In English: the CIA and NSA are getting a very large check to make sure they can run the same cutting-edge AI models that commercial tech companies already use, except behind classified walls.

The semiconductor bottleneck

US spy agencies have been dealing with a shortage of advanced semiconductors, which has made deploying the latest AI models inside classified systems genuinely difficult. The $9 billion is meant to fix that gap.

A significant chunk of the funding targets infrastructure capable of supporting Nvidia’s Grace Blackwell superchip. These aren’t chips you can just plug into a regular server rack. They require specialized data centers with substantial electricity capacity and advanced liquid cooling systems.

The initiative was first reported by The New York Times journalists Dustin Volz and Julian E. Barnes, drawing on sources from current and former US officials. The funding request had been classified.

Why the urgency

The concern driving this allocation is straightforward: US intelligence agencies risk falling behind. Not just relative to foreign adversaries, but relative to what commercial AI labs are already doing with publicly available hardware.

Generative AI has become central to processing the enormous volumes of data that intelligence operations produce. Satellite imagery, intercepted communications, open-source intelligence feeds: the volume has grown far beyond what human analysts can reasonably process.

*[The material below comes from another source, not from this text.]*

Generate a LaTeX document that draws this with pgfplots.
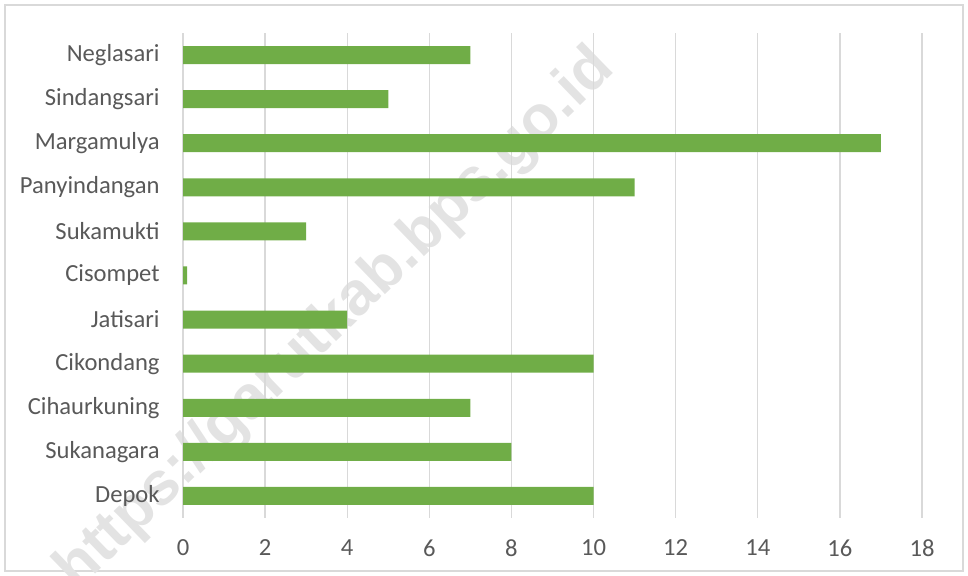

The $9 billion represents a strategic push to close that gap before it becomes a national security liability. It fits into a broader pattern of the US government trying to maintain technological superiority in AI. This is also happening against the backdrop of ongoing inter-agency debates within the Trump administration over AI regulation and jurisdiction.

What this means for investors

The most obvious beneficiary is Nvidia. The funding explicitly targets infrastructure for Grace Blackwell superchips, which positions the company as a direct supplier to the intelligence community’s AI buildout.

For crypto investors specifically, there’s no direct connection here. The funding request contains zero references to cryptocurrency, digital assets, or blockchain technology.